:: SHORT TASK ::
In the listing below, pick out lines with "React".

START DATA TO USE

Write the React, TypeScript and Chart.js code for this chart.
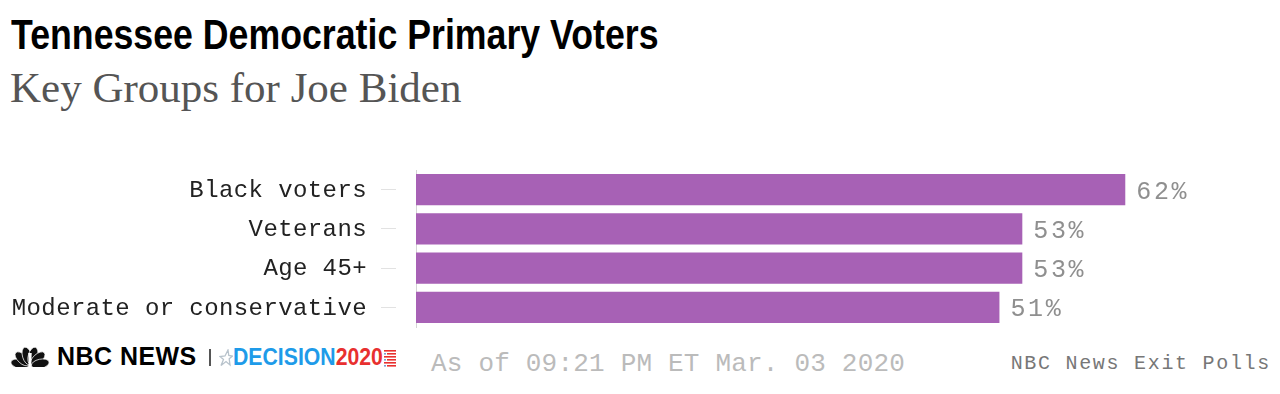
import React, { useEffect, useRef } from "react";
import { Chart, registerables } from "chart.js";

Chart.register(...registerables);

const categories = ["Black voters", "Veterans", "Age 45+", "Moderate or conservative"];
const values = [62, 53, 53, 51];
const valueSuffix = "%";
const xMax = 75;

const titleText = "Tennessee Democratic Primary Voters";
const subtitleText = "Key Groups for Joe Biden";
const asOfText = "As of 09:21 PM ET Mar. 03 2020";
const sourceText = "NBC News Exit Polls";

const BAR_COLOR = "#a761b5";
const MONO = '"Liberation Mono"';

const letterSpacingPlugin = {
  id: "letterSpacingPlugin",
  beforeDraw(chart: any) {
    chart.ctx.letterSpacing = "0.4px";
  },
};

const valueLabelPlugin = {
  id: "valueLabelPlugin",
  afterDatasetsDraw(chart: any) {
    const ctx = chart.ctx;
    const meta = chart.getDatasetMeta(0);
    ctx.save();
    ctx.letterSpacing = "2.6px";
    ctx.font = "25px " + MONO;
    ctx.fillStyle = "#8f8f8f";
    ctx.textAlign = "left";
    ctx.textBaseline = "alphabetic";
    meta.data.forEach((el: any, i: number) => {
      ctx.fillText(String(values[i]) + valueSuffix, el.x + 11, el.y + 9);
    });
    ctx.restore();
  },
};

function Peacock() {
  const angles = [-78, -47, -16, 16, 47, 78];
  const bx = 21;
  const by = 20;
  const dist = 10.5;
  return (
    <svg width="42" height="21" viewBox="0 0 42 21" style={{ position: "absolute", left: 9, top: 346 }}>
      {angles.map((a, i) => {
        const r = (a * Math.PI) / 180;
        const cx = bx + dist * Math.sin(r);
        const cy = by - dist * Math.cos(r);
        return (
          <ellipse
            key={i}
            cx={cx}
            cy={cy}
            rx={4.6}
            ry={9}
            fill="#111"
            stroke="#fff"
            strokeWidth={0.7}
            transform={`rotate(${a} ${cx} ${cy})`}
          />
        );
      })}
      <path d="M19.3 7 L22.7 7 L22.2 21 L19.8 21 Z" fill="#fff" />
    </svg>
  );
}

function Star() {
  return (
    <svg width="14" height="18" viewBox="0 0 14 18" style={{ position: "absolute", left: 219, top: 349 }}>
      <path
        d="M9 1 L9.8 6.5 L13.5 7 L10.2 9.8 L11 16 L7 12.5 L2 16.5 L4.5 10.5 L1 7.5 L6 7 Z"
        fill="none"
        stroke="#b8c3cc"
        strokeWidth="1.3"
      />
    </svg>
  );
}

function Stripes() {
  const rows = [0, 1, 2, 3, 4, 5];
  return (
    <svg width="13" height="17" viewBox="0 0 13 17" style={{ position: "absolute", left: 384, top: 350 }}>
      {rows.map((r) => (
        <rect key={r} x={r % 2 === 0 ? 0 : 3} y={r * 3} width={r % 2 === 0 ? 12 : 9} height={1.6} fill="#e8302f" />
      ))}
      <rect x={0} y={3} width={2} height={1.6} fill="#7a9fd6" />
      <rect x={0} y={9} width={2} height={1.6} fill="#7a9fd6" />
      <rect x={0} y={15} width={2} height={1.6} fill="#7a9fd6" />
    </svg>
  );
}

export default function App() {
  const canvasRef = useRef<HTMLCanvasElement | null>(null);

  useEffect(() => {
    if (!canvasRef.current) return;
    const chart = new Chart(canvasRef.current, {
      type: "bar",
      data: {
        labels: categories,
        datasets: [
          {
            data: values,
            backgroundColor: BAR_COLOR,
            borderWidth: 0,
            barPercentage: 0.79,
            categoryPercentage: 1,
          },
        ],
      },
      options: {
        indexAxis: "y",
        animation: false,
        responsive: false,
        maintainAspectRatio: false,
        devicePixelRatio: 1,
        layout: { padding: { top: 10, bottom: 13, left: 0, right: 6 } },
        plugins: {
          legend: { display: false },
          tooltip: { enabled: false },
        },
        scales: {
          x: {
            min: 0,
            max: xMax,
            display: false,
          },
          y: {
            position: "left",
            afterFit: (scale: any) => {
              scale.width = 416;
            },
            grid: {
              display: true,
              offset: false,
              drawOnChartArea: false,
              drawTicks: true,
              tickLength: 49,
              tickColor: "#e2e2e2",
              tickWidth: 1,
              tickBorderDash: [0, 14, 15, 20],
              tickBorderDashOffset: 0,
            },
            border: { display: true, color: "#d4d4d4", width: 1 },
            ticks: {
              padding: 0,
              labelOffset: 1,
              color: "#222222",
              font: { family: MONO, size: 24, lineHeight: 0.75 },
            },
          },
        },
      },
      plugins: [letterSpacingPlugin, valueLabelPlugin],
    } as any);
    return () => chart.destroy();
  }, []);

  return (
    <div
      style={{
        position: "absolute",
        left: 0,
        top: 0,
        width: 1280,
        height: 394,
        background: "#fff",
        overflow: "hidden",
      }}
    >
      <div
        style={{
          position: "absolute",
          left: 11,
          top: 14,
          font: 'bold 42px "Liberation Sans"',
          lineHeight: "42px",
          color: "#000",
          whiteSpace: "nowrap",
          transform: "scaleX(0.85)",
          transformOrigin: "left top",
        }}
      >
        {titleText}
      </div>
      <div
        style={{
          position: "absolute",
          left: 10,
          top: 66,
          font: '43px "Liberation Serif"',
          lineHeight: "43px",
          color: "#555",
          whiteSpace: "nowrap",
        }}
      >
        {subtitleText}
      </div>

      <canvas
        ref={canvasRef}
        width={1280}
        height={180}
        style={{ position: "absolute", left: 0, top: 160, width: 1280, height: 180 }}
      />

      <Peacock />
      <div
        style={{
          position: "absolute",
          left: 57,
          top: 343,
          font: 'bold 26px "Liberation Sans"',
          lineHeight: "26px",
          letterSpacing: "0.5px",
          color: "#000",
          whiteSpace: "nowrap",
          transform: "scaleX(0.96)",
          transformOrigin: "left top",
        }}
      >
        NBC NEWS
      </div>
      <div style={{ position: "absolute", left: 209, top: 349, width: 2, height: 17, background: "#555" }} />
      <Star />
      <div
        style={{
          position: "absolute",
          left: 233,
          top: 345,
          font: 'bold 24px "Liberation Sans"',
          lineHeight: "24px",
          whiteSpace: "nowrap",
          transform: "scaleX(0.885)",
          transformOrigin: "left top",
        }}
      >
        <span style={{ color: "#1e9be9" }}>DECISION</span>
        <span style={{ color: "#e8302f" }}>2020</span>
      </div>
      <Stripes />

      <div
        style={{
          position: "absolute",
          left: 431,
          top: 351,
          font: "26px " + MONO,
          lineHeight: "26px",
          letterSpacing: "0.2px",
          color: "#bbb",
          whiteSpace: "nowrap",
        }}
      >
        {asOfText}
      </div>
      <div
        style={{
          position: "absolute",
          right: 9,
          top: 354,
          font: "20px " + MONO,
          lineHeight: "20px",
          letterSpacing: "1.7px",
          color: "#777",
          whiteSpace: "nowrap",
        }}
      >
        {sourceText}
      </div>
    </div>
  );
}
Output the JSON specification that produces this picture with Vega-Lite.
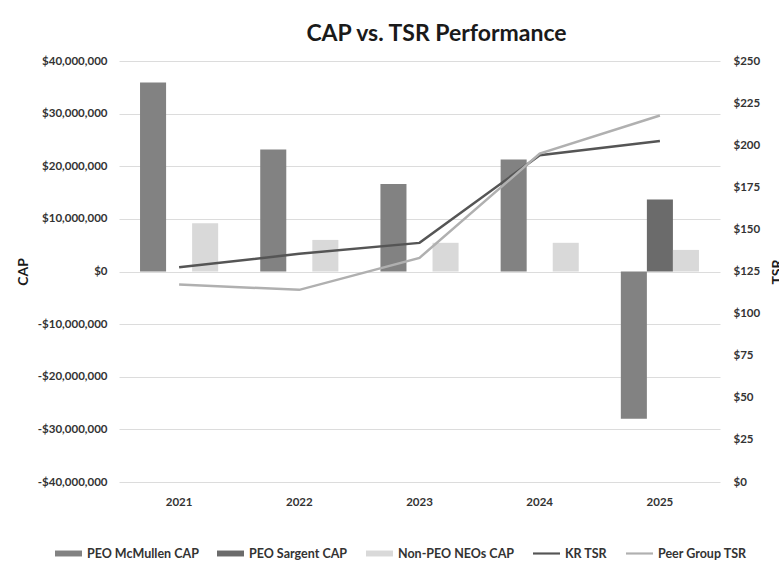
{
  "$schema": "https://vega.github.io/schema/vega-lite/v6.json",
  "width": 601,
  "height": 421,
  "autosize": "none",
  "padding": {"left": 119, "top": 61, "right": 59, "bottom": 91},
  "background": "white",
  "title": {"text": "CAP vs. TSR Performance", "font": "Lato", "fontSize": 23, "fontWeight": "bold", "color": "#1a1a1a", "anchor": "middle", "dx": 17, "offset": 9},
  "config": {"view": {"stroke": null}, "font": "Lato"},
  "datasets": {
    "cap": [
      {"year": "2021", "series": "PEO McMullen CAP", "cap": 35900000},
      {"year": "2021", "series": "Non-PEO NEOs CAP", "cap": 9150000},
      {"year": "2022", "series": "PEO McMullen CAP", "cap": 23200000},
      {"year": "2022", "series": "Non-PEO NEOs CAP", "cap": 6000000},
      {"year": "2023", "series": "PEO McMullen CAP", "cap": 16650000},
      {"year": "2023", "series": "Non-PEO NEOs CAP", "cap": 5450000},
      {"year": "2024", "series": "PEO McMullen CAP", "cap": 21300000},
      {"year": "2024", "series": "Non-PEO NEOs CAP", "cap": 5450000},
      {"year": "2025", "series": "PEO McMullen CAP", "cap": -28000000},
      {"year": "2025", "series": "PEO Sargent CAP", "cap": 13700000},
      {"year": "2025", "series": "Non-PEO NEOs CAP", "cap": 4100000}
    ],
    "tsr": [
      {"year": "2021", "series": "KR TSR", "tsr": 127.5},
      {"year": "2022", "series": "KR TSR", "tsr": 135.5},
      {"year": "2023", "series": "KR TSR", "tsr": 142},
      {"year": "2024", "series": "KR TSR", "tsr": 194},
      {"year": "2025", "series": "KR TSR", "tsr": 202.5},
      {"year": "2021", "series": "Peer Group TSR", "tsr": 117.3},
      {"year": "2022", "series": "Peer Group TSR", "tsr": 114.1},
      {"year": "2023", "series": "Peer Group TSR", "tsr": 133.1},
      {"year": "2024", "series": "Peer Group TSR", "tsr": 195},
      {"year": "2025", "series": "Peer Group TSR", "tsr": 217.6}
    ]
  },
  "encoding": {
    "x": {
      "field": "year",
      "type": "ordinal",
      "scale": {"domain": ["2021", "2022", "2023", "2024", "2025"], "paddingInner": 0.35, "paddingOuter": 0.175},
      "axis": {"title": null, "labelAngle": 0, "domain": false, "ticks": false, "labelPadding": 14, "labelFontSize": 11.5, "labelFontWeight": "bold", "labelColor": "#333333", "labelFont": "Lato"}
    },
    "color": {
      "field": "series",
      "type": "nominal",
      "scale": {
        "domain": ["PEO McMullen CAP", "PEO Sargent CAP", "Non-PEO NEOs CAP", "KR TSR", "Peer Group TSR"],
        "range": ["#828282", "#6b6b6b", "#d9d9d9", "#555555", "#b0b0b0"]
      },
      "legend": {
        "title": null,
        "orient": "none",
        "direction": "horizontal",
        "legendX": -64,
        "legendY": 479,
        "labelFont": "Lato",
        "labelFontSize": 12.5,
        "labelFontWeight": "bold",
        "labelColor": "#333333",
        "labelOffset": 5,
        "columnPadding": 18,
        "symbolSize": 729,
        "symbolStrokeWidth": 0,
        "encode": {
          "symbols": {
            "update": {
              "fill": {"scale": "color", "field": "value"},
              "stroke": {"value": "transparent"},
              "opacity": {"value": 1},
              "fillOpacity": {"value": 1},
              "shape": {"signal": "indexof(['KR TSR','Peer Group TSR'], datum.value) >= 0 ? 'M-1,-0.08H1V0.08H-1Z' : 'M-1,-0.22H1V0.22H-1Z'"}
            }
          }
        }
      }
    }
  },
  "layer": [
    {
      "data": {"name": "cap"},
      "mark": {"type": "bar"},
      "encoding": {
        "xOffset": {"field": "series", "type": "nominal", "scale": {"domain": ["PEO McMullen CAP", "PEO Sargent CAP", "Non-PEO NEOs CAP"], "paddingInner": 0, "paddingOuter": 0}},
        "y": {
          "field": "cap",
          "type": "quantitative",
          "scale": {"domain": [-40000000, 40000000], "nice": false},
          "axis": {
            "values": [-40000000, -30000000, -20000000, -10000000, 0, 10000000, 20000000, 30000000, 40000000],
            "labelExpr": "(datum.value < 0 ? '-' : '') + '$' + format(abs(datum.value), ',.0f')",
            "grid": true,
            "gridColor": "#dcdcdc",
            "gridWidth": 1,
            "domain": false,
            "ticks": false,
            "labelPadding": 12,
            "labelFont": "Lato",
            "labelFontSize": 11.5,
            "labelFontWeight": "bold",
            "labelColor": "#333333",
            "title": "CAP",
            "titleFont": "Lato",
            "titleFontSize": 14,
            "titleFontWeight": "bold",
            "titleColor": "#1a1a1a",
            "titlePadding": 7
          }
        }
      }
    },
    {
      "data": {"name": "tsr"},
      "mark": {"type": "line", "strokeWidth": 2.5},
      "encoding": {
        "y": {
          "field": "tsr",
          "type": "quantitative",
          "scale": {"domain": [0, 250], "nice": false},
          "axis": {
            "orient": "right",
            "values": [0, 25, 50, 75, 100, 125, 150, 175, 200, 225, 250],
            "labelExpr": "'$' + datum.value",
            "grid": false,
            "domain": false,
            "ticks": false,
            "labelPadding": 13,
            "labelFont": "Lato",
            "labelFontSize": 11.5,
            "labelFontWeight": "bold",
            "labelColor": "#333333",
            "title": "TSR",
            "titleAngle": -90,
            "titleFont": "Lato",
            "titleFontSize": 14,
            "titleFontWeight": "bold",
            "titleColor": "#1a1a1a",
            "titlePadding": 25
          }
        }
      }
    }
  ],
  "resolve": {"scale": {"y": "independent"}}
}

END DATA TO USE

:: FINISHED ANSWER ::
Write the React, TypeScript and Chart.js code for this chart.
import React, { useEffect, useRef } from "react";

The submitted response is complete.